> **Exercise goal**: From the first line of the data down to and including the line with "0.01, 0.02, 0.1]", copy everything exactly, leaving out pictures.
-- Start Data lines --
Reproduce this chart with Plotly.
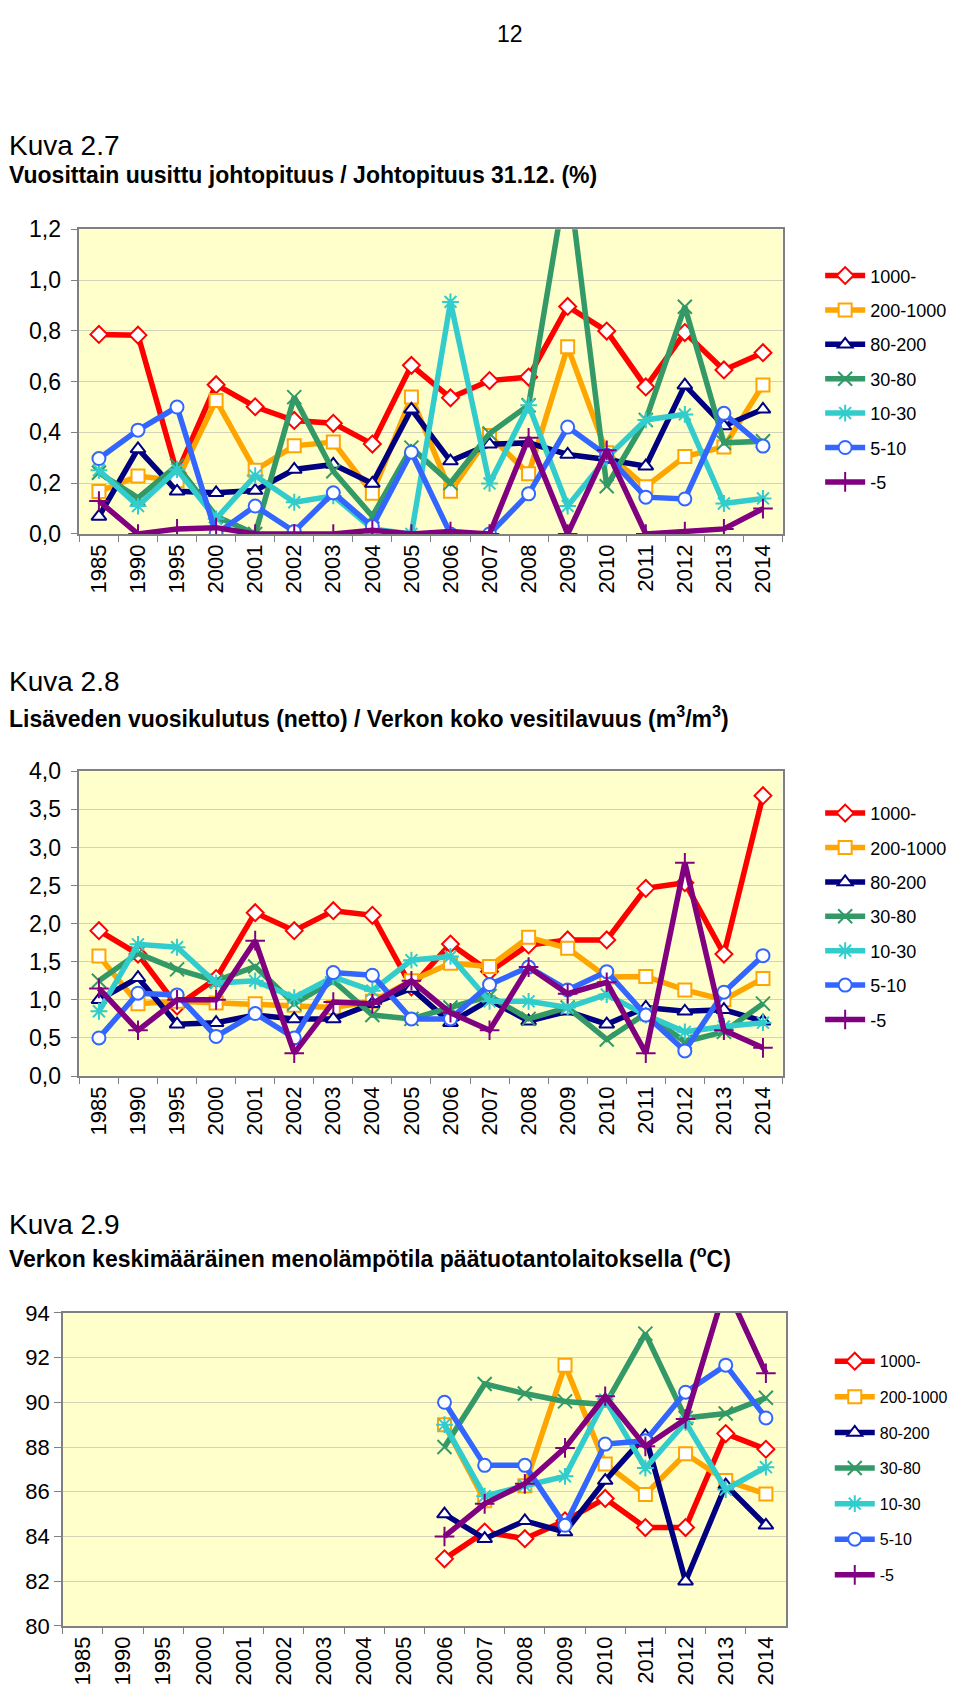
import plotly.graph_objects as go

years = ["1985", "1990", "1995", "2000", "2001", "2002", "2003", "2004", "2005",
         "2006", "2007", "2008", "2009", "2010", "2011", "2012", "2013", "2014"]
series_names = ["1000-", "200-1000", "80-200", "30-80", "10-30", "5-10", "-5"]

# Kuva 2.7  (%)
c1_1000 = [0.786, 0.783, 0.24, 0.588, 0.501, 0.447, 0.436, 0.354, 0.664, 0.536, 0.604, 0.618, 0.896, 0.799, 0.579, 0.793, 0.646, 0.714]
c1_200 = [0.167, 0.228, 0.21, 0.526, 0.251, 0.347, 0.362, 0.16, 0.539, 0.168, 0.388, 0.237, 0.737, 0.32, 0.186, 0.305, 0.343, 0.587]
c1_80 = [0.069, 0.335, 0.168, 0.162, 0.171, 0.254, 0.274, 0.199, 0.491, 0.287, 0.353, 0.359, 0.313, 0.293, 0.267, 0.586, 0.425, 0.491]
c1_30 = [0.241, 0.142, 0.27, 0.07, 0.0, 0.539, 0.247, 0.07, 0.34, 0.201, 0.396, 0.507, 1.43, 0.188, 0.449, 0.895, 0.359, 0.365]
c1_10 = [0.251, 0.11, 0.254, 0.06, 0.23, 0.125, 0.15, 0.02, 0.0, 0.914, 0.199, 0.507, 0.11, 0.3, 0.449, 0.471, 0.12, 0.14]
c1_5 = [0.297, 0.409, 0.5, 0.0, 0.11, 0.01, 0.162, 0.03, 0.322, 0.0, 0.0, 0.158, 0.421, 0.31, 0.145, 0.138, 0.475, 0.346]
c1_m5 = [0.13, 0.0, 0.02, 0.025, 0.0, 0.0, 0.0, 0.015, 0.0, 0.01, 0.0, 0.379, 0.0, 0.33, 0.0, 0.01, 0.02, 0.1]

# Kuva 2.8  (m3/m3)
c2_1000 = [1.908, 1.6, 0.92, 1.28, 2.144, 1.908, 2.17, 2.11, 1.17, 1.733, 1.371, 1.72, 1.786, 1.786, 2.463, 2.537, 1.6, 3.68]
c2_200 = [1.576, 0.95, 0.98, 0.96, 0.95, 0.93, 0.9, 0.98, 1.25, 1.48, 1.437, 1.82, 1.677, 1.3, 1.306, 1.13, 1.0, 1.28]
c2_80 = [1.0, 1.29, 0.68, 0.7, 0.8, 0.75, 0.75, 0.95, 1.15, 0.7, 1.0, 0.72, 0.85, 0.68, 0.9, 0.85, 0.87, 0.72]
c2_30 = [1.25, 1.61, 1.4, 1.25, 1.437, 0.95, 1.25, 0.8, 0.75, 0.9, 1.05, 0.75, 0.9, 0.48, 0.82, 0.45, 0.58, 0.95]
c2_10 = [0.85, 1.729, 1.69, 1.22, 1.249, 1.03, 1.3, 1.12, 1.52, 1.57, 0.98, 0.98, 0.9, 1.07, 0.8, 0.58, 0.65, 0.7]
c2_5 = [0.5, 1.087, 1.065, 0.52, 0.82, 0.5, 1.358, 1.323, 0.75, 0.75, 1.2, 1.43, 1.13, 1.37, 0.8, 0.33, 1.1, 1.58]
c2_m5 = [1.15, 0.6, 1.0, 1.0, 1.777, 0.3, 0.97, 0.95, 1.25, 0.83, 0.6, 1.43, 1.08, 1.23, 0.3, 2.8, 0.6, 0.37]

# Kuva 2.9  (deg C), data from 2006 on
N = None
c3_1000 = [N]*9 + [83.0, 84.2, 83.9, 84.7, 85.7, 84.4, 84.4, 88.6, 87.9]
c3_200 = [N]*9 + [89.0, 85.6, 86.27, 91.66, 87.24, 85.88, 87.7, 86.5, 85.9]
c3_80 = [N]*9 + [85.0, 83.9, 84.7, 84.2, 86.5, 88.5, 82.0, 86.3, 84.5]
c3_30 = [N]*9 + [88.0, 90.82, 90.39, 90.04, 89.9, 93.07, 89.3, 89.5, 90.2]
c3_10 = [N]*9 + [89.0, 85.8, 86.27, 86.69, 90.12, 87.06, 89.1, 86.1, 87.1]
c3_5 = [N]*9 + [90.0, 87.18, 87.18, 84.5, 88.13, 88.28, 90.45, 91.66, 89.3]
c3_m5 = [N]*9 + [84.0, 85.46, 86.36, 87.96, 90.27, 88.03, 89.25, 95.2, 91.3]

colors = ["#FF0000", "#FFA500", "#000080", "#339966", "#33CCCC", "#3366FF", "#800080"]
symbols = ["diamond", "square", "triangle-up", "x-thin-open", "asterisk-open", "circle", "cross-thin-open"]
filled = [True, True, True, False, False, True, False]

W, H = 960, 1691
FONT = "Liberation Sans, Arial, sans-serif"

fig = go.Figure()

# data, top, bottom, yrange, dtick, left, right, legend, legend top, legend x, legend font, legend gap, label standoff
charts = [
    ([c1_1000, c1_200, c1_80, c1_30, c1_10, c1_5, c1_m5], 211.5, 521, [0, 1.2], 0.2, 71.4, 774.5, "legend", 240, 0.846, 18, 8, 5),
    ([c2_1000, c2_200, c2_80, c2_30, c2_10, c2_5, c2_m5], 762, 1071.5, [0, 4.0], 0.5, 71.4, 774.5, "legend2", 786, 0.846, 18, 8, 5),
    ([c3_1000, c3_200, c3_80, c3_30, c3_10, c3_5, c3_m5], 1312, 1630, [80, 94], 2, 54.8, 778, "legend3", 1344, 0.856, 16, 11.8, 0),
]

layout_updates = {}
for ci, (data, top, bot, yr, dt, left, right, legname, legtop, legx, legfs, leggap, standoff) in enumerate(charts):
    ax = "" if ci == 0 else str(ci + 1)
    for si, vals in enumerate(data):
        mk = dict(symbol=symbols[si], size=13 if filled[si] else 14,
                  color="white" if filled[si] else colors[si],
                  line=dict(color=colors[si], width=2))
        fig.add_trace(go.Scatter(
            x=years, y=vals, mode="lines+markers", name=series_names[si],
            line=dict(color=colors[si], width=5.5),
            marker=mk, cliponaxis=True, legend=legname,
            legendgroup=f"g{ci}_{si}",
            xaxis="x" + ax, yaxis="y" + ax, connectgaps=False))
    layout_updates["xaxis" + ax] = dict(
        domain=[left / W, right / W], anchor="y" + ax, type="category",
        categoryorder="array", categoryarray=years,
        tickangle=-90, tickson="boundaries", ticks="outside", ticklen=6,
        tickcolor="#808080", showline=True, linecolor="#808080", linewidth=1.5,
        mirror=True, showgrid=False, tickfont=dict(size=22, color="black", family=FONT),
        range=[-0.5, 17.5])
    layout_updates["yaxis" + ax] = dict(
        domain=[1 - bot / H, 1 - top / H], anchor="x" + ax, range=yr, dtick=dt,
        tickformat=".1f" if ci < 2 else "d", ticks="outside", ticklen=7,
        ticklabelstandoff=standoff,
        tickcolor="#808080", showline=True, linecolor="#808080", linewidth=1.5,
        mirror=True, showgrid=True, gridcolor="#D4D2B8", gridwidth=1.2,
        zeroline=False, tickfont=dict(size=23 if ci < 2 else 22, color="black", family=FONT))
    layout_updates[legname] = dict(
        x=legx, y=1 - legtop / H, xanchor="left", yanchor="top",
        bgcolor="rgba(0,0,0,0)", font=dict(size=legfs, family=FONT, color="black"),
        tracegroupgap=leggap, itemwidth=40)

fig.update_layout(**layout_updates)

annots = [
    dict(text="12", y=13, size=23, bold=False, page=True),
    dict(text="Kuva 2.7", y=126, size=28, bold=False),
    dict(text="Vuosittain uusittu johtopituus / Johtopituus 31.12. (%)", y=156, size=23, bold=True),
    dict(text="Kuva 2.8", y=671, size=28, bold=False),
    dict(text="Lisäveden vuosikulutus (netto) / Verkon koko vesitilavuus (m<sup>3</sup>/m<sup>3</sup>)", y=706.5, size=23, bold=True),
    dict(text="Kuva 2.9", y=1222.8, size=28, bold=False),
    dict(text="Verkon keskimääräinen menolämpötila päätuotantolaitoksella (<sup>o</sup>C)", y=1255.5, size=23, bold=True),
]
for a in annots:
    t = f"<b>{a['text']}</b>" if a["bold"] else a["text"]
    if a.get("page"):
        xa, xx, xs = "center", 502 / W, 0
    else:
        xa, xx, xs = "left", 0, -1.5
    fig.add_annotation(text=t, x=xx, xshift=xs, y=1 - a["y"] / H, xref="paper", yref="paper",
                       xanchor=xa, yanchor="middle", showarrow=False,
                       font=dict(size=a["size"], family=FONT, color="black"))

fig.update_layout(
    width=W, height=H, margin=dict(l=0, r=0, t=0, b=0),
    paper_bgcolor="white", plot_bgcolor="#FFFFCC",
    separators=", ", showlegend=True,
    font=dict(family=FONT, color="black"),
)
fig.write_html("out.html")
-- End Data lines --
> **Written solution**:
Reproduce this chart with Plotly.
import plotly.graph_objects as go

years = ["1985", "1990", "1995", "2000", "2001", "2002", "2003", "2004", "2005",
         "2006", "2007", "2008", "2009", "2010", "2011", "2012", "2013", "2014"]
series_names = ["1000-", "200-1000", "80-200", "30-80", "10-30", "5-10", "-5"]

# Kuva 2.7  (%)
c1_1000 = [0.786, 0.783, 0.24, 0.588, 0.501, 0.447, 0.436, 0.354, 0.664, 0.536, 0.604, 0.618, 0.896, 0.799, 0.579, 0.793, 0.646, 0.714]
c1_200 = [0.167, 0.228, 0.21, 0.526, 0.251, 0.347, 0.362, 0.16, 0.539, 0.168, 0.388, 0.237, 0.737, 0.32, 0.186, 0.305, 0.343, 0.587]
c1_80 = [0.069, 0.335, 0.168, 0.162, 0.171, 0.254, 0.274, 0.199, 0.491, 0.287, 0.353, 0.359, 0.313, 0.293, 0.267, 0.586, 0.425, 0.491]
c1_30 = [0.241, 0.142, 0.27, 0.07, 0.0, 0.539, 0.247, 0.07, 0.34, 0.201, 0.396, 0.507, 1.43, 0.188, 0.449, 0.895, 0.359, 0.365]
c1_10 = [0.251, 0.11, 0.254, 0.06, 0.23, 0.125, 0.15, 0.02, 0.0, 0.914, 0.199, 0.507, 0.11, 0.3, 0.449, 0.471, 0.12, 0.14]
c1_5 = [0.297, 0.409, 0.5, 0.0, 0.11, 0.01, 0.162, 0.03, 0.322, 0.0, 0.0, 0.158, 0.421, 0.31, 0.145, 0.138, 0.475, 0.346]
c1_m5 = [0.13, 0.0, 0.02, 0.025, 0.0, 0.0, 0.0, 0.015, 0.0, 0.01, 0.0, 0.379, 0.0, 0.33, 0.0, 0.01, 0.02, 0.1]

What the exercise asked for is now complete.